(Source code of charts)
--- Begin ---

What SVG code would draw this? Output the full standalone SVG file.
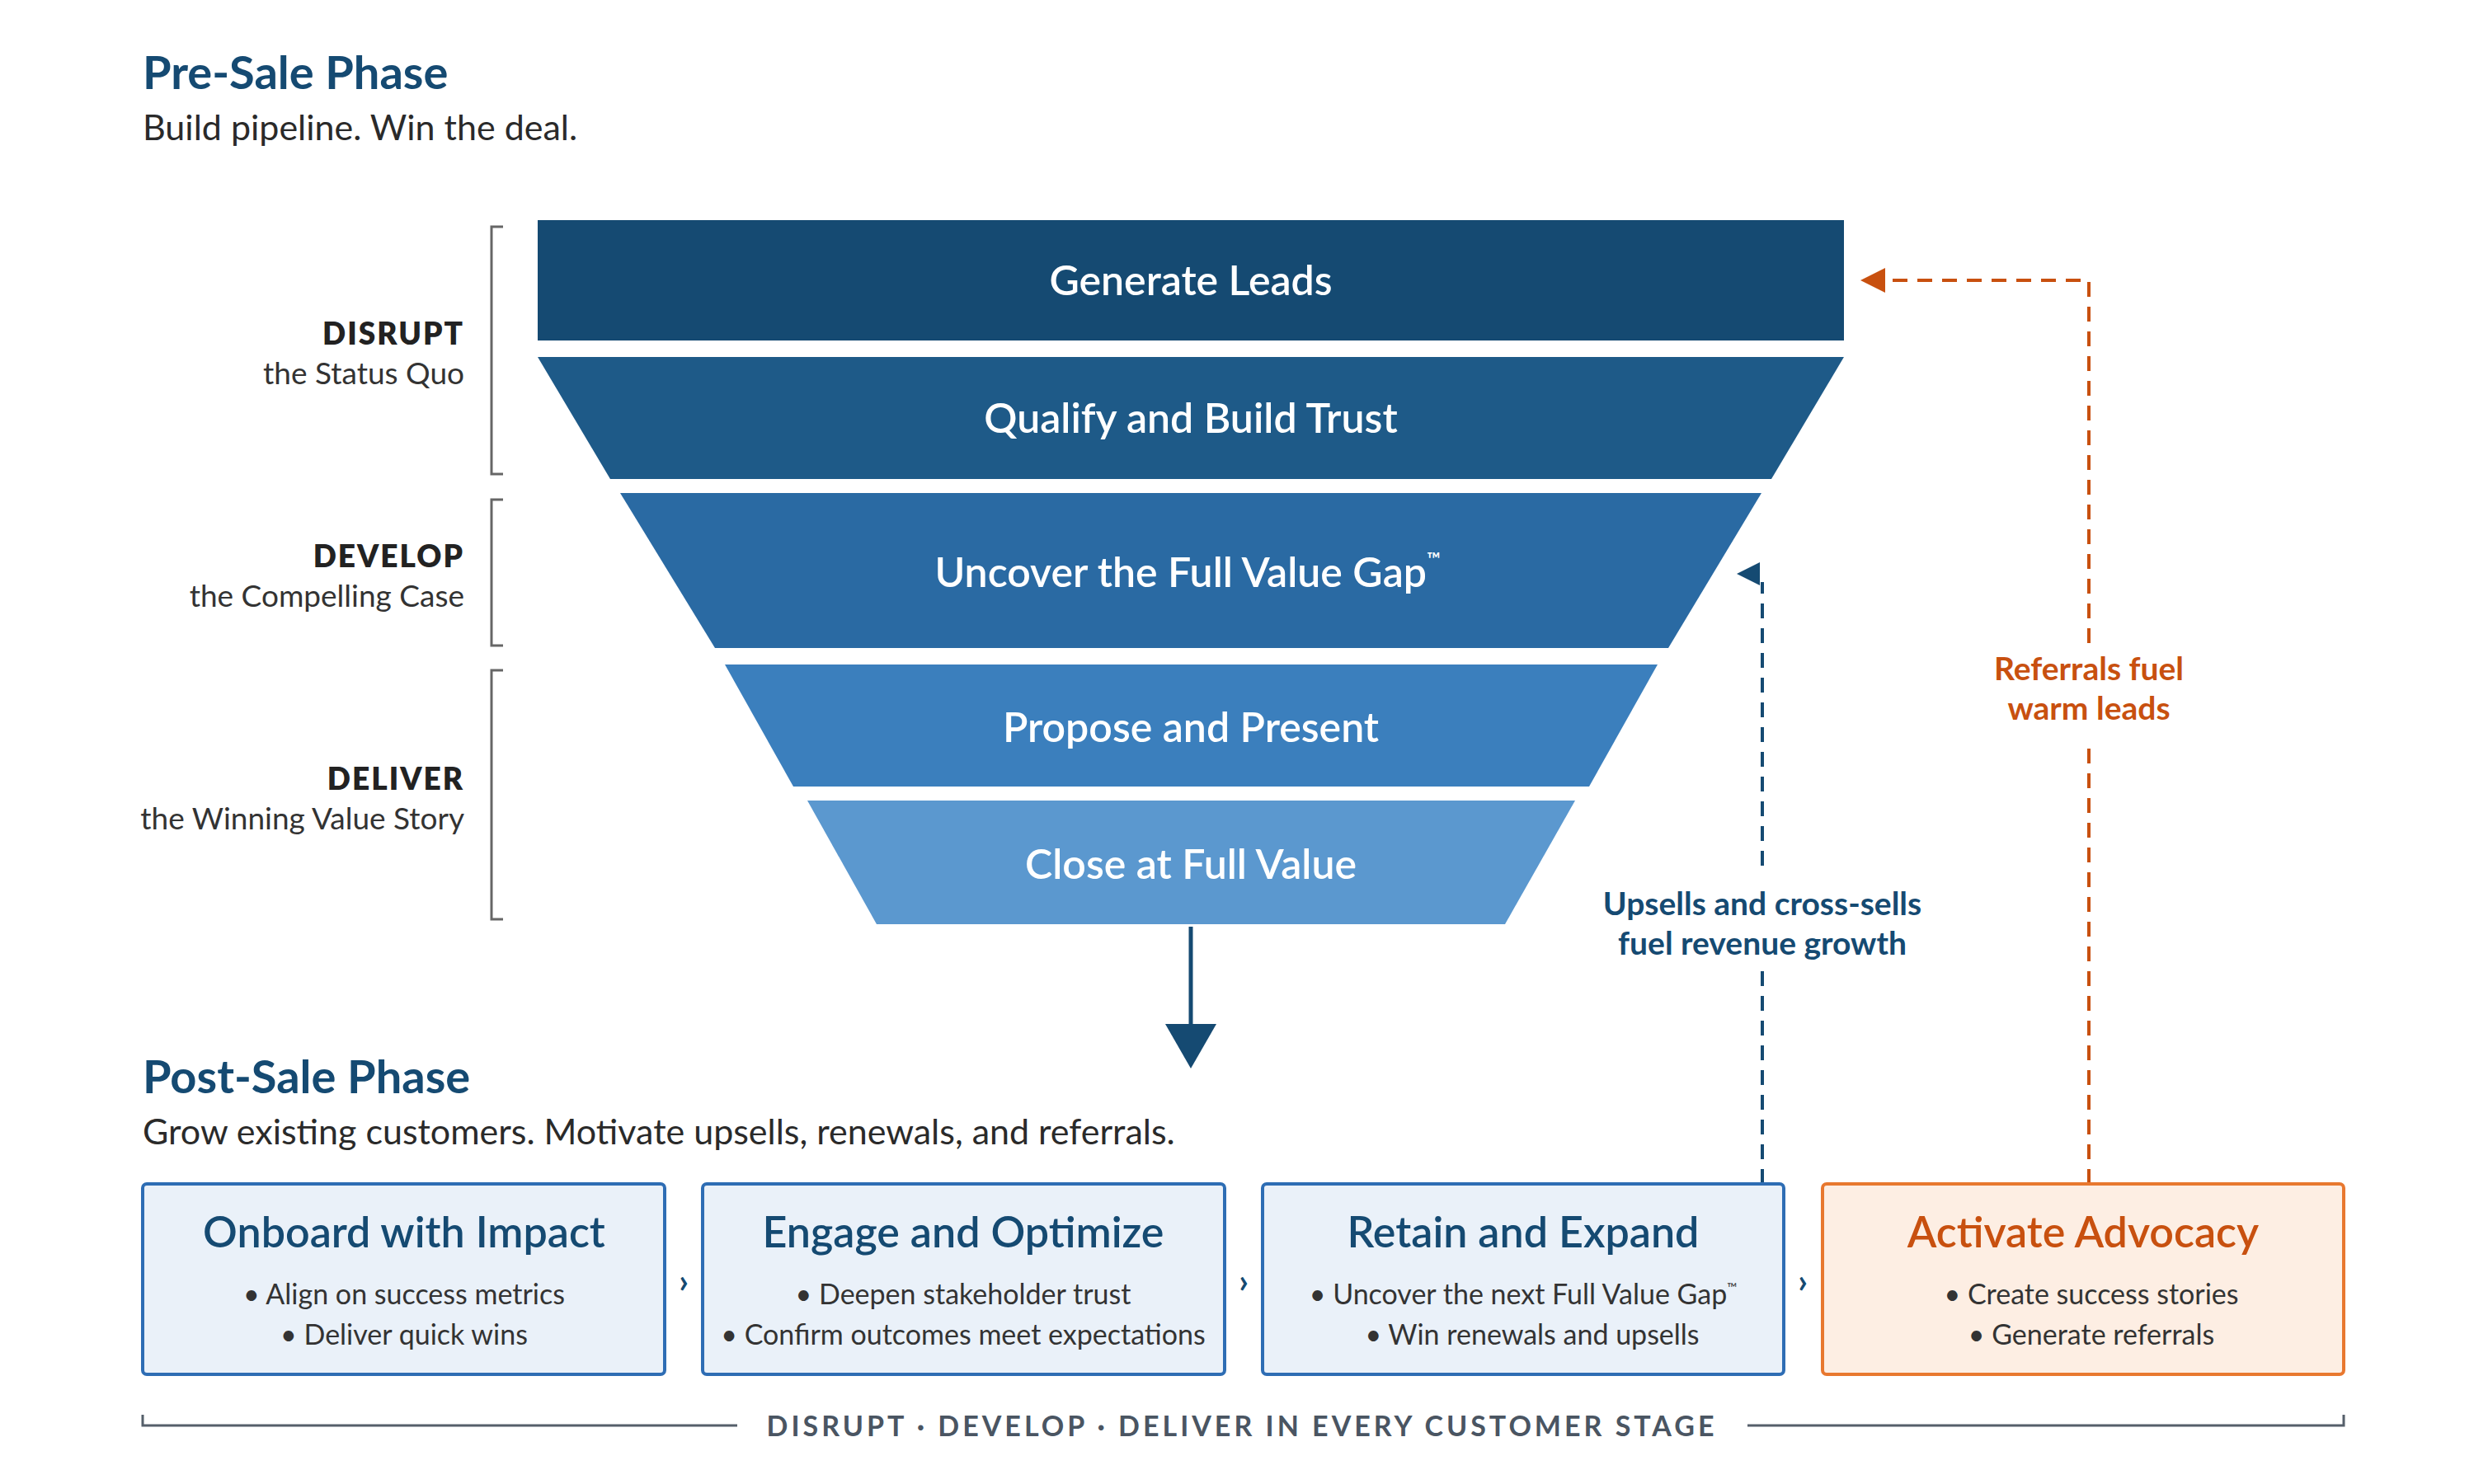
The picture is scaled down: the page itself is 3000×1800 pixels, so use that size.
<svg xmlns="http://www.w3.org/2000/svg" width="3000" height="1800" viewBox="0 0 3000 1800">
<defs>
<style>
text{font-family:Lato,"Open Sans",sans-serif}
.h{font-size:56px;font-weight:700;fill:#154a72}
.sub{font-size:43px;fill:#2a2a2a}
.st{font-size:50px;font-weight:600;fill:#fff;text-anchor:middle}
.lb{font-size:37px;font-weight:800;fill:#222;text-anchor:end;letter-spacing:2px}
.ls{font-size:37px;fill:#333;text-anchor:end}
.bt{font-size:52px;font-weight:600;fill:#154a72;text-anchor:middle}
.bl{font-size:34px;fill:#333;text-anchor:middle}
.box{fill:#eaf1f9;stroke:#2e6db4;stroke-width:4}
.brk{fill:none;stroke:#666;stroke-width:3}
.chev{font-size:40px;font-weight:700;fill:#154a72;text-anchor:middle}
</style>
<marker id="ab" viewBox="0 0 10 10" refX="0" refY="5" markerWidth="10" markerHeight="10" markerUnits="userSpaceOnUse" orient="auto"/>
</defs>
<rect width="3000" height="1800" fill="#fff"/>
<text class="h" x="173" y="108">Pre-Sale Phase</text>
<text class="sub" x="173" y="170">Build pipeline. Win the deal.</text>

<g id="labels">
<path class="brk" d="M610 275H596V575H610"/>
<path class="brk" d="M610 606H596V783H610"/>
<path class="brk" d="M610 813H596V1115H610"/>
<text class="lb" x="563" y="418">DISRUPT</text><text class="ls" x="563" y="466">the Status Quo</text>
<text class="lb" x="563" y="688">DEVELOP</text><text class="ls" x="563" y="736">the Compelling Case</text>
<text class="lb" x="563" y="958">DELIVER</text><text class="ls" x="563" y="1006">the Winning Value Story</text>
</g>

<g id="s1"><rect x="652" y="267" width="1584" height="146" fill="#154a72"/><text class="st" x="1444" y="358">Generate Leads</text></g>
<g id="s2"><path d="M652 433H2236L2148 581H740Z" fill="#1e5a88"/><text class="st" x="1444" y="525">Qualify and Build Trust</text></g>
<g id="s3"><path d="M752 598H2136L2023 786H867Z" fill="#2a6aa3"/><text class="st" x="1440" y="712">Uncover the Full Value Gap<tspan font-size="22" dy="-26">™</tspan></text></g>
<g id="s4"><path d="M879 806H2010L1927 954H962Z" fill="#3b7fbd"/><text class="st" x="1444" y="900">Propose and Present</text></g>
<g id="s5"><path d="M979 971H1910L1825 1121H1063Z" fill="#5b98cf"/><text class="st" x="1444" y="1066">Close at Full Value</text></g>

<g id="connectors">
<line x1="1444" y1="1124" x2="1444" y2="1250" stroke="#154a72" stroke-width="5"/>
<path d="M1413 1242H1475L1444 1296Z" fill="#154a72"/>
<path d="M2137 1436V1175M2137 1050V706" fill="none" stroke="#154a72" stroke-width="4" stroke-dasharray="18 12"/>
<path d="M2106 696L2134 682V710Z" fill="#154a72"/>
<path d="M2533 1436V905M2533 780V340H2285" fill="none" stroke="#c8500f" stroke-width="4" stroke-dasharray="18 12"/>
<path d="M2256 340L2286 325V355Z" fill="#c8500f"/>
<text x="2137" y="1110" font-size="39" font-weight="700" fill="#154a72" text-anchor="middle">Upsells and cross-sells</text>
<text x="2137" y="1158" font-size="39" font-weight="700" fill="#154a72" text-anchor="middle">fuel revenue growth</text>
<text x="2533" y="825" font-size="39" font-weight="700" fill="#c8500f" text-anchor="middle">Referrals fuel</text>
<text x="2533" y="873" font-size="39" font-weight="700" fill="#c8500f" text-anchor="middle">warm leads</text>
<text class="chev" x="829" y="1568">›</text>
<text class="chev" x="1508" y="1568">›</text>
<text class="chev" x="2186" y="1568">›</text>
</g>

<text class="h" x="173" y="1326">Post-Sale Phase</text>
<text class="sub" x="173" y="1388">Grow existing customers. Motivate upsells, renewals, and referrals.</text>

<g id="b1"><rect class="box" x="173" y="1436" width="633" height="231" rx="5"/><text class="bt" x="490" y="1513">Onboard with Impact</text><text class="bl" x="490" y="1582">• Align on success metrics</text><text class="bl" x="490" y="1631">• Deliver quick wins</text></g>
<g id="b2"><rect class="box" x="852" y="1436" width="633" height="231" rx="5"/><text class="bt" x="1168" y="1513">Engage and Optimize</text><text class="bl" x="1168" y="1582">• Deepen stakeholder trust</text><text class="bl" x="1168" y="1631">• Confirm outcomes meet expectations</text></g>
<g id="b3"><rect class="box" x="1531" y="1436" width="632" height="231" rx="5"/><text class="bt" x="1847" y="1513">Retain and Expand</text><text class="bl" x="1847" y="1582">• Uncover the next Full Value Gap<tspan font-size="16" dy="-14">™</tspan></text><text class="bl" x="1858" y="1631">• Win renewals and upsells</text></g>
<g id="b4"><rect x="2210" y="1436" width="632" height="231" rx="5" fill="#fdeee3" stroke="#e8782f" stroke-width="4"/><text class="bt" x="2526" y="1513" style="fill:#c8500f">Activate Advocacy</text><text class="bl" x="2536" y="1582">• Create success stories</text><text class="bl" x="2536" y="1631">• Generate referrals</text></g>

<g id="footer">
<path d="M173 1716V1729H894M2119 1729H2842V1716" fill="none" stroke="#555f6a" stroke-width="3"/>
<text x="1506" y="1742" font-size="34" font-weight="700" fill="#4a5562" text-anchor="middle" letter-spacing="4">DISRUPT · DEVELOP · DELIVER  IN EVERY CUSTOMER STAGE</text>
</g>
</svg>
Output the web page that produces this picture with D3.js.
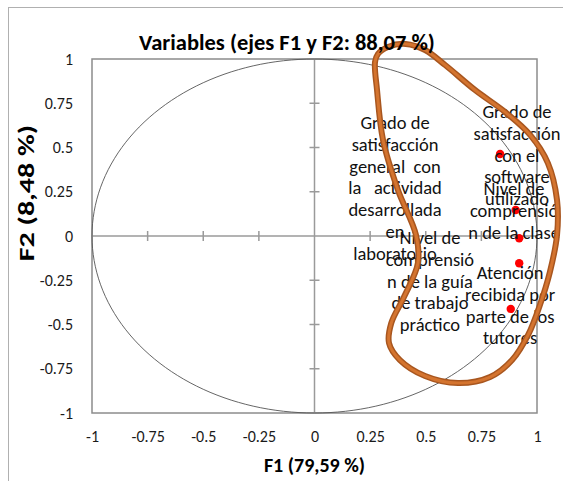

--- End ---

> [EXERCISE]: All the records need to be repeated exactly, with the images dropped.

> [FINISHED TASK]:
What SVG code would draw this? Output the full standalone SVG file.
The picture is scaled down: the page itself is 3000×1800 pixels, so use that size.
<svg xmlns="http://www.w3.org/2000/svg" width="3000" height="1800" viewBox="0 0 3000 1800">
<defs>
<style>
text{font-family:Lato,"Open Sans",sans-serif}
.h{font-size:56px;font-weight:700;fill:#154a72}
.sub{font-size:43px;fill:#2a2a2a}
.st{font-size:50px;font-weight:600;fill:#fff;text-anchor:middle}
.lb{font-size:37px;font-weight:800;fill:#222;text-anchor:end;letter-spacing:2px}
.ls{font-size:37px;fill:#333;text-anchor:end}
.bt{font-size:52px;font-weight:600;fill:#154a72;text-anchor:middle}
.bl{font-size:34px;fill:#333;text-anchor:middle}
.box{fill:#eaf1f9;stroke:#2e6db4;stroke-width:4}
.brk{fill:none;stroke:#666;stroke-width:3}
.chev{font-size:40px;font-weight:700;fill:#154a72;text-anchor:middle}
</style>
<marker id="ab" viewBox="0 0 10 10" refX="0" refY="5" markerWidth="10" markerHeight="10" markerUnits="userSpaceOnUse" orient="auto"/>
</defs>
<rect width="3000" height="1800" fill="#fff"/>
<text class="h" x="173" y="108">Pre-Sale Phase</text>
<text class="sub" x="173" y="170">Build pipeline. Win the deal.</text>

<g id="labels">
<path class="brk" d="M610 275H596V575H610"/>
<path class="brk" d="M610 606H596V783H610"/>
<path class="brk" d="M610 813H596V1115H610"/>
<text class="lb" x="563" y="418">DISRUPT</text><text class="ls" x="563" y="466">the Status Quo</text>
<text class="lb" x="563" y="688">DEVELOP</text><text class="ls" x="563" y="736">the Compelling Case</text>
<text class="lb" x="563" y="958">DELIVER</text><text class="ls" x="563" y="1006">the Winning Value Story</text>
</g>

<g id="s1"><rect x="652" y="267" width="1584" height="146" fill="#154a72"/><text class="st" x="1444" y="358">Generate Leads</text></g>
<g id="s2"><path d="M652 433H2236L2148 581H740Z" fill="#1e5a88"/><text class="st" x="1444" y="525">Qualify and Build Trust</text></g>
<g id="s3"><path d="M752 598H2136L2023 786H867Z" fill="#2a6aa3"/><text class="st" x="1440" y="712">Uncover the Full Value Gap<tspan font-size="22" dy="-26">™</tspan></text></g>
<g id="s4"><path d="M879 806H2010L1927 954H962Z" fill="#3b7fbd"/><text class="st" x="1444" y="900">Propose and Present</text></g>
<g id="s5"><path d="M979 971H1910L1825 1121H1063Z" fill="#5b98cf"/><text class="st" x="1444" y="1066">Close at Full Value</text></g>

<g id="connectors">
<line x1="1444" y1="1124" x2="1444" y2="1250" stroke="#154a72" stroke-width="5"/>
<path d="M1413 1242H1475L1444 1296Z" fill="#154a72"/>
<path d="M2137 1436V1175M2137 1050V706" fill="none" stroke="#154a72" stroke-width="4" stroke-dasharray="18 12"/>
<path d="M2106 696L2134 682V710Z" fill="#154a72"/>
<path d="M2533 1436V905M2533 780V340H2285" fill="none" stroke="#c8500f" stroke-width="4" stroke-dasharray="18 12"/>
<path d="M2256 340L2286 325V355Z" fill="#c8500f"/>
<text x="2137" y="1110" font-size="39" font-weight="700" fill="#154a72" text-anchor="middle">Upsells and cross-sells</text>
<text x="2137" y="1158" font-size="39" font-weight="700" fill="#154a72" text-anchor="middle">fuel revenue growth</text>
<text x="2533" y="825" font-size="39" font-weight="700" fill="#c8500f" text-anchor="middle">Referrals fuel</text>
<text x="2533" y="873" font-size="39" font-weight="700" fill="#c8500f" text-anchor="middle">warm leads</text>
<text class="chev" x="829" y="1568">›</text>
<text class="chev" x="1508" y="1568">›</text>
<text class="chev" x="2186" y="1568">›</text>
</g>

<text class="h" x="173" y="1326">Post-Sale Phase</text>
<text class="sub" x="173" y="1388">Grow existing customers. Motivate upsells, renewals, and referrals.</text>

<g id="b1"><rect class="box" x="173" y="1436" width="633" height="231" rx="5"/><text class="bt" x="490" y="1513">Onboard with Impact</text><text class="bl" x="490" y="1582">• Align on success metrics</text><text class="bl" x="490" y="1631">• Deliver quick wins</text></g>
<g id="b2"><rect class="box" x="852" y="1436" width="633" height="231" rx="5"/><text class="bt" x="1168" y="1513">Engage and Optimize</text><text class="bl" x="1168" y="1582">• Deepen stakeholder trust</text><text class="bl" x="1168" y="1631">• Confirm outcomes meet expectations</text></g>
<g id="b3"><rect class="box" x="1531" y="1436" width="632" height="231" rx="5"/><text class="bt" x="1847" y="1513">Retain and Expand</text><text class="bl" x="1847" y="1582">• Uncover the next Full Value Gap<tspan font-size="16" dy="-14">™</tspan></text><text class="bl" x="1858" y="1631">• Win renewals and upsells</text></g>
<g id="b4"><rect x="2210" y="1436" width="632" height="231" rx="5" fill="#fdeee3" stroke="#e8782f" stroke-width="4"/><text class="bt" x="2526" y="1513" style="fill:#c8500f">Activate Advocacy</text><text class="bl" x="2536" y="1582">• Create success stories</text><text class="bl" x="2536" y="1631">• Generate referrals</text></g>

<g id="footer">
<path d="M173 1716V1729H894M2119 1729H2842V1716" fill="none" stroke="#555f6a" stroke-width="3"/>
<text x="1506" y="1742" font-size="34" font-weight="700" fill="#4a5562" text-anchor="middle" letter-spacing="4">DISRUPT · DEVELOP · DELIVER  IN EVERY CUSTOMER STAGE</text>
</g>
</svg>
Output the web page that produces this picture with D3.js.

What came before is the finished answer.